New Zealand coach Steve Hansen pays touching tribute to Anthony Foley
All Blacks coach Steve Hansen today paid tribute to the late Anthony Foley ahead of his team’s meeting with Ireland at Soldier Field on Saturday.
The New Zealander opened his team announcement press conference by congratulating the local baseball team, the Chicago Cubs, who won the World Series for the first time since 1908 before speaking about the Munster head coach who passed away 19 days ago.
Foley played against the All Blacks three times during his Ireland career and also faced Hansen when he was coach of Wales, while he said the New Zealanders who have played under Foley have spoken highly of his coaching.
“Before we start, there's a few things I'd like to say,” he said before taking questions at his side’s base in Chicago.
“One is, I'd like to congratulate the Chicago Cubs and all of their fans on a great victory. It was a special night for them last night, a special game actually.
“To be able to win something after 108 years of trying is something special, so we'd like to congratulate them.
“And on a more sombre note, we haven't had the opportunity and we have the Irish people here, we'd like to convey a message of sympathy and best wishes to the Foley family on the death of Anthony.
“It was a tragedy and one that was felt right throughout the world, our thoughts and prayers are with them.”
“I didn't know him that well but when you're in the game as long as we've been we certainly knew he was a good player. The All Blacks played against him on a couple of occasions.
“His coaching, he's coaching a Kiwi boy there and they're good mates and there's a lot of respect for him.
The Cubs end of a long wait is being seen as a pre-cursor for a first Ireland victory over New Zealand in some rather optimistic quarters, but Hansen isn’t buying the narrative.
“I listened to Joe (Maddon), the Chicago coach saying that curses and such things aren't what make sport, it's actually the process of getting across the line that makes it,” he said.
“So, I know that this Irish side is a good team, last time we played them they should have won and they've only gotten better since then.
“They'll be disappointed by what happened at the World Cup, but I think they had a lot of injuries unfortunately through the tournament and that put them under a lot of pressure.

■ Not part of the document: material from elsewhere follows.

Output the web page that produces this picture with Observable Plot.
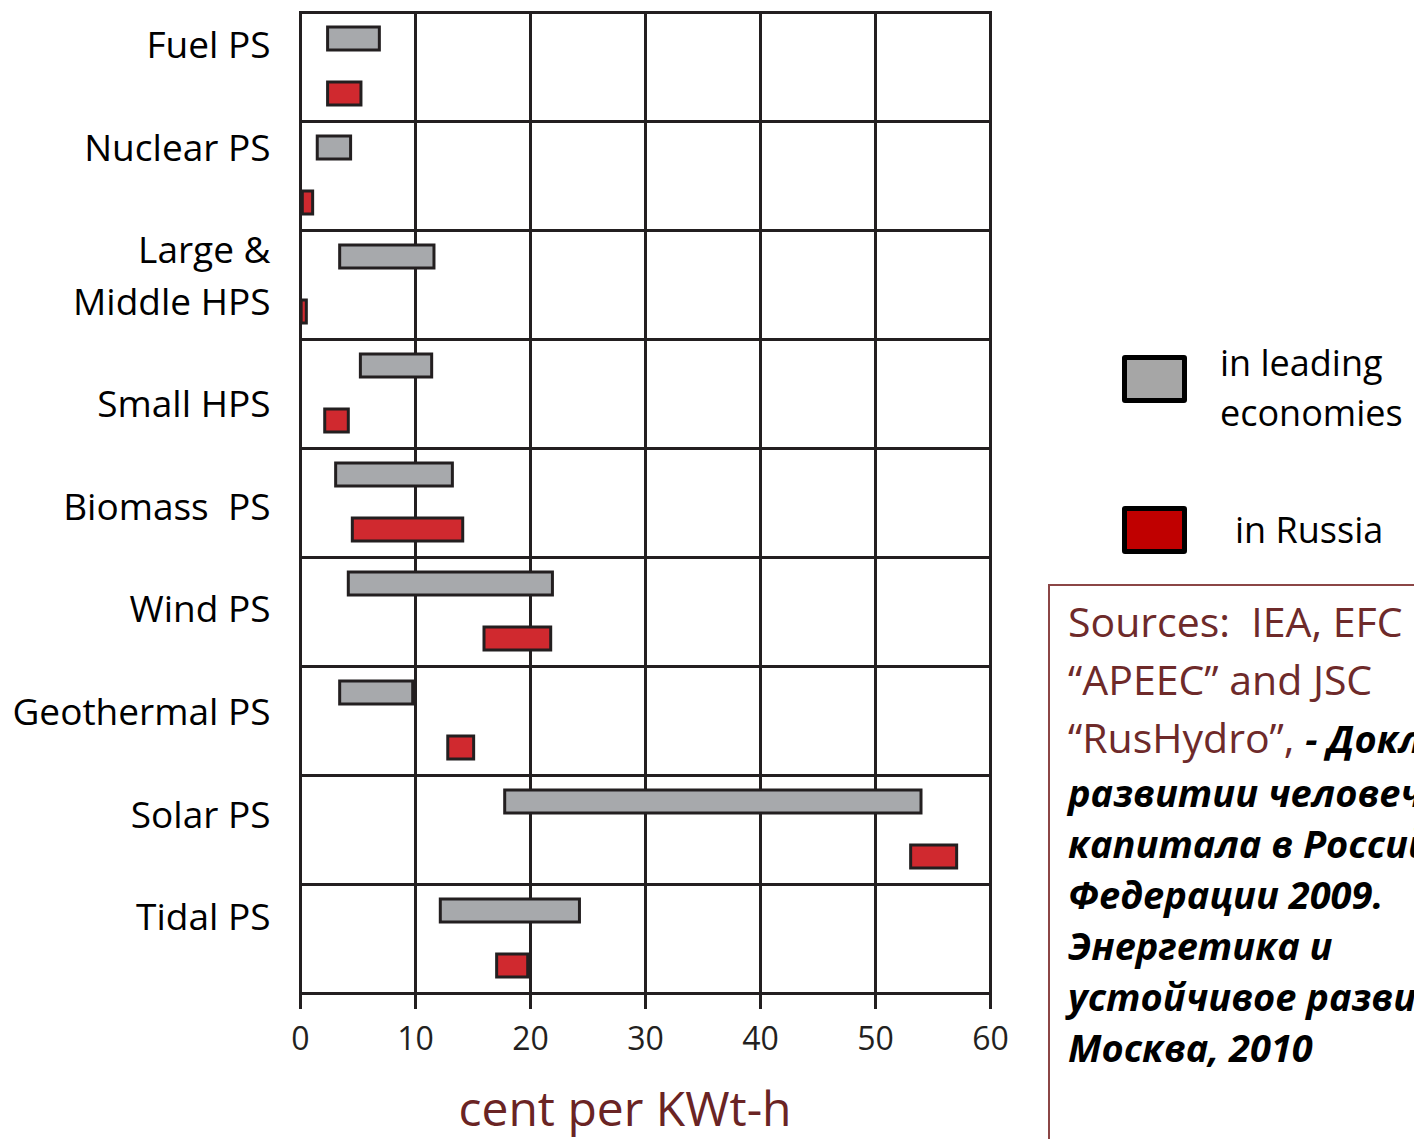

“They probably didn't have the success they wanted, but they've continued on and beaten South Africa, had a great series about them.
“They'll be full noise, so we'll need to be full noise too.”
Hansen has selected Jerome Kaino in the second-row after losing his first choice pairing of Sam Whitelock and Brodie Retallick to injury and reserve Luke Romano due to a family bereavement.
And he is confident the experienced flanker can deputise without any issues, while Scott Barrett – brother of the brilliant out-half Beauden – will make his debut off the bench.
“We've got Sam and Brodie sniped a couple of weeks ago, so they're not available and unfortunately Luke Romano's had a bereavement in his family and we send our best wishes to him and Hannah,” he said.
“Then we've got a young guy who has not played a Test match, he's only been in and around the team for four days, so we just felt it was better for him coming off the bench.
“JK covered lock for us at the World Cup and he covered lock for us during this season, so we're relatively comfortable that he'll be OK.
“He's a good scrummager and we've got quite a bit of variation in our lineout, so...”
Ireland came close to beating the world champions on their last meeting in 2013 and Hansen is preparing his troops for a tough game with a competitive aerial battle in the Windy City.
“We're expecting a physical encounter, one where they'll kick the ball a fair bit. Sexton and Murray are both key guys at driving them around the park and have real variation in their kicking game,” he said.
“Their chase of their kicks is good, they’ll compete in the air. They score a lot of points off their lineout, so they’ll see that as a part of their game they’ll want to get right, whether it be from driving mauls or scoring plays off it.
“They like to play little set-plays that they’ll have worked out, ‘we think they’re vulnerable here,’ so they’ll jack up a set play to exploit that. We’ve got to make sure we plug those holes.”